DATA EXTRACT:
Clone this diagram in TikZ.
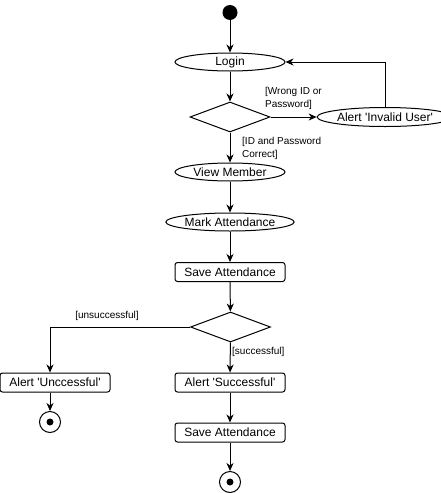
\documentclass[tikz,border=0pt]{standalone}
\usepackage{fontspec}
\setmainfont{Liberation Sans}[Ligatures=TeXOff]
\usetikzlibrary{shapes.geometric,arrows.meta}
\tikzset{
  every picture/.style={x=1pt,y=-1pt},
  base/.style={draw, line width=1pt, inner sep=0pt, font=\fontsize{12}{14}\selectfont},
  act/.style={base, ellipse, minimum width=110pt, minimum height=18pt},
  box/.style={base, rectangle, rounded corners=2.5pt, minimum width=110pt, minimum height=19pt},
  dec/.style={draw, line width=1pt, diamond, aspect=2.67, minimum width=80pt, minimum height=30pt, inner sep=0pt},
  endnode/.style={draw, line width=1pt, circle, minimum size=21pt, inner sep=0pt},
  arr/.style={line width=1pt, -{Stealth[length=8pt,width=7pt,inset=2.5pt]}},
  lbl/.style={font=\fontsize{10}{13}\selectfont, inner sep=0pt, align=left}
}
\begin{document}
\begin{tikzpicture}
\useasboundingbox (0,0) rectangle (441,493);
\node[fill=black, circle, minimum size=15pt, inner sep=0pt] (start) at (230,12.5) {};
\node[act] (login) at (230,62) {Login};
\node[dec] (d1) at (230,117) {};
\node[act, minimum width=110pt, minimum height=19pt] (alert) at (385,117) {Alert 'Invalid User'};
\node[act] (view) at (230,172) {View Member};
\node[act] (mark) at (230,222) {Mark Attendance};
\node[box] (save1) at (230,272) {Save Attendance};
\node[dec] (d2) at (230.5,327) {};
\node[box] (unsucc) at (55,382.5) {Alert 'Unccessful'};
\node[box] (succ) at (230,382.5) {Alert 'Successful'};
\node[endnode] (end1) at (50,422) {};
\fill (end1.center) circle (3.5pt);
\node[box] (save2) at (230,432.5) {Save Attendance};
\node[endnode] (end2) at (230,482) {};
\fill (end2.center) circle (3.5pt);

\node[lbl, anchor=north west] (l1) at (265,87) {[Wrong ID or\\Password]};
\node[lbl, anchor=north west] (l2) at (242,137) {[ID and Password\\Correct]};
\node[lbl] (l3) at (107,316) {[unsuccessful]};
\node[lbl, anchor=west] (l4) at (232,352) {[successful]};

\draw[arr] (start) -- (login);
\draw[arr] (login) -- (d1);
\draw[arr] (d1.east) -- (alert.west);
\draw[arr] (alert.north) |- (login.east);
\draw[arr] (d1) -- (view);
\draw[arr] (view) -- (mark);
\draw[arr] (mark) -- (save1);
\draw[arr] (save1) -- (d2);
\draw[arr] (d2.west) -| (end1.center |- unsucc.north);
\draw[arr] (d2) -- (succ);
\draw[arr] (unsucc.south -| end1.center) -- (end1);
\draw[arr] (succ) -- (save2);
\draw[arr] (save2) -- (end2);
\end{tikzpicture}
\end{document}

* * *

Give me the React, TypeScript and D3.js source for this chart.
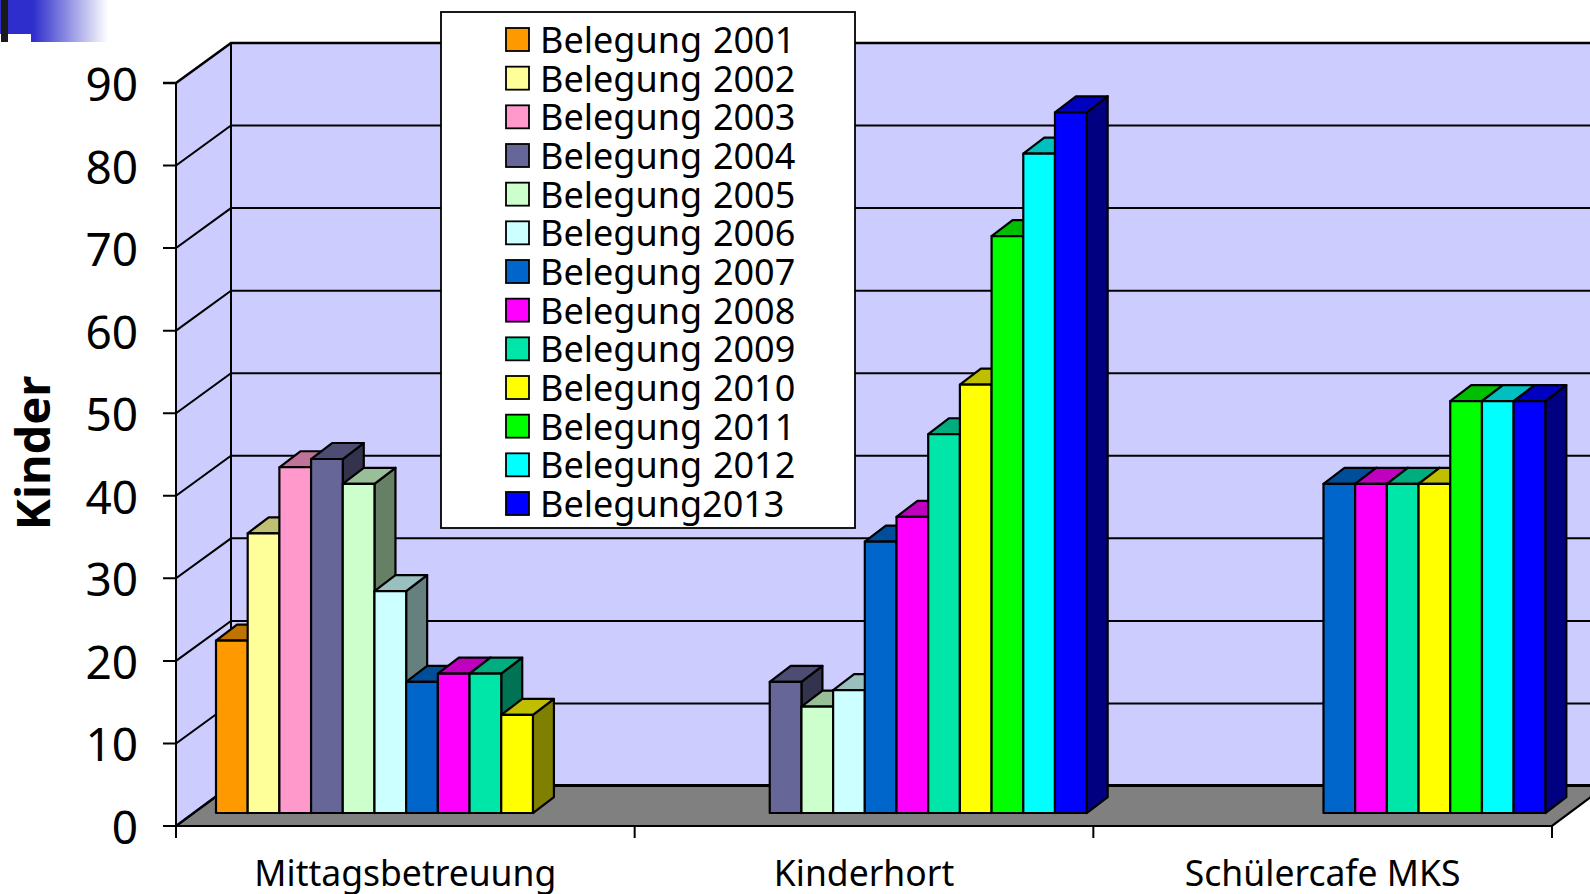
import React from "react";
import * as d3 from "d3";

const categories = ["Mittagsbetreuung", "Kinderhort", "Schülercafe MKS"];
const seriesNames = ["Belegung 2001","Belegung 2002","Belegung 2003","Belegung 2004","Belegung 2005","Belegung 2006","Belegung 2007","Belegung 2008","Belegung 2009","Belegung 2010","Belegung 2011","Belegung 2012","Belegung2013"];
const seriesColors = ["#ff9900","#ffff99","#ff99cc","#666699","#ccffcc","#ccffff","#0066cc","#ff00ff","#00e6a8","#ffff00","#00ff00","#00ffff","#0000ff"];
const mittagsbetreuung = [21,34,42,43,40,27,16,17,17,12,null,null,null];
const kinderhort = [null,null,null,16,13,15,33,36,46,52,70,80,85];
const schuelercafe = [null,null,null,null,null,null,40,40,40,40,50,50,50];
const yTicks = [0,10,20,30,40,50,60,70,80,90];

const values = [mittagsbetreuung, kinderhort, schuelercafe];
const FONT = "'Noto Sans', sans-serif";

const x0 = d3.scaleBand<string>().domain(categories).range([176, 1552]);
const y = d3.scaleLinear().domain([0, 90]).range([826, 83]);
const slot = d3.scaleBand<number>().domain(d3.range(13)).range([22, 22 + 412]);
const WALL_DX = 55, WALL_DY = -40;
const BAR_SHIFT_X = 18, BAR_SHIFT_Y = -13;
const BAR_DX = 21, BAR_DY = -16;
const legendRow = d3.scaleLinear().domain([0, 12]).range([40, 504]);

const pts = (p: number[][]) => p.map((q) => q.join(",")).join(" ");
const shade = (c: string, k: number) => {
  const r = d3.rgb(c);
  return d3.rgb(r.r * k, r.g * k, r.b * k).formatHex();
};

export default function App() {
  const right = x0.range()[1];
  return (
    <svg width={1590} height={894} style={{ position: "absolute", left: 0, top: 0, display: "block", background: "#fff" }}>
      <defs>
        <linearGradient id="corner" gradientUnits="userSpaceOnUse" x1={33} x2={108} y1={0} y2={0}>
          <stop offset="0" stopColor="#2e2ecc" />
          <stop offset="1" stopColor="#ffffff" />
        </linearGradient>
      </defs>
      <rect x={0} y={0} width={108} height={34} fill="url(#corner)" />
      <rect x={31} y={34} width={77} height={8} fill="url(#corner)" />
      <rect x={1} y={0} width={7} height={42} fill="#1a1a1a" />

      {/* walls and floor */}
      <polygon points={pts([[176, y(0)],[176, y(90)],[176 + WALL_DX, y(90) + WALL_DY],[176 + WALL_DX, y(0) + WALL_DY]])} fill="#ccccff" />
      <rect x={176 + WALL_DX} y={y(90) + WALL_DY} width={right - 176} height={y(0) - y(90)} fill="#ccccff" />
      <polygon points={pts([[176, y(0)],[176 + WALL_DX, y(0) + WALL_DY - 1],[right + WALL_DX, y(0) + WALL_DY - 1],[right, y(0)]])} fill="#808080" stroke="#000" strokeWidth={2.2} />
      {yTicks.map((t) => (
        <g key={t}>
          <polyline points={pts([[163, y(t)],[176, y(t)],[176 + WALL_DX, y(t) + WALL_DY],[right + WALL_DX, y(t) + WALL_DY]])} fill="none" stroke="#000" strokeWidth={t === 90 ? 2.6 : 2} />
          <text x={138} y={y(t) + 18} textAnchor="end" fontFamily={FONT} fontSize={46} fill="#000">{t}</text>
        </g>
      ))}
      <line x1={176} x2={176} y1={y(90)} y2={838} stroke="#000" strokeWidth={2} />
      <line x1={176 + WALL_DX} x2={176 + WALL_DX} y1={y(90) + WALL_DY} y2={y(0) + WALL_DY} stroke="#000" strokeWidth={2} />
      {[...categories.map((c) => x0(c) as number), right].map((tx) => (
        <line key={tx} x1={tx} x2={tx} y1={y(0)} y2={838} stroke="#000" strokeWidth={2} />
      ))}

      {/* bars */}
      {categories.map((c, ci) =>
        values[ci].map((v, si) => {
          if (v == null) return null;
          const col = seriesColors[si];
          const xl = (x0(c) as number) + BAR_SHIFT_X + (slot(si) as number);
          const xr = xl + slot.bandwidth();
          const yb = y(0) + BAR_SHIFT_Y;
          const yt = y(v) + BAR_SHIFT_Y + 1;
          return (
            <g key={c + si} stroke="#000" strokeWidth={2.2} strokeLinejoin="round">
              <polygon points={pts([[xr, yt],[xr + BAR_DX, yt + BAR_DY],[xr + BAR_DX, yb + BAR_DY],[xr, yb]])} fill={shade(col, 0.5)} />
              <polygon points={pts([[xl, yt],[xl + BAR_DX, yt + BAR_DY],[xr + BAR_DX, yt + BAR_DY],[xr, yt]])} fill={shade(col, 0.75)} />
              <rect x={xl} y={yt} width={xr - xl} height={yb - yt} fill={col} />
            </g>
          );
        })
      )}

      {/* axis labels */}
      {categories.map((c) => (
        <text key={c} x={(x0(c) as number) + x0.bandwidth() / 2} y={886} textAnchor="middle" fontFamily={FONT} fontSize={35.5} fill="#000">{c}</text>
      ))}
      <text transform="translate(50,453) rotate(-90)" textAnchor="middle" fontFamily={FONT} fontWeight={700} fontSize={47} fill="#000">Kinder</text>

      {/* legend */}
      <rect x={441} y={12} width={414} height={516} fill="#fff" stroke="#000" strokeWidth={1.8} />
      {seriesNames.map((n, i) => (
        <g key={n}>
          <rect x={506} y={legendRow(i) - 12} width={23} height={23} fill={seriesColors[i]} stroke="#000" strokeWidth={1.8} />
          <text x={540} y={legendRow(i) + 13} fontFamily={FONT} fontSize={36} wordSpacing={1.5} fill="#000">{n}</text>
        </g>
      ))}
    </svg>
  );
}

==

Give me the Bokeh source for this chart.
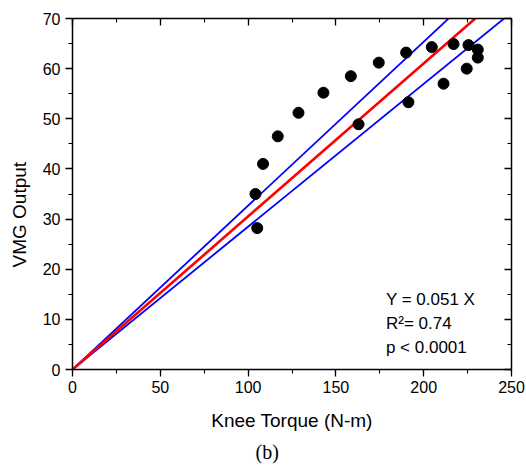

GOAL OF THE EXERCISE: Which lines contain "React"? Show each of them.

WORKED SOLUTION:
Give me the React, TypeScript and D3.js source for this chart.
import React from "react";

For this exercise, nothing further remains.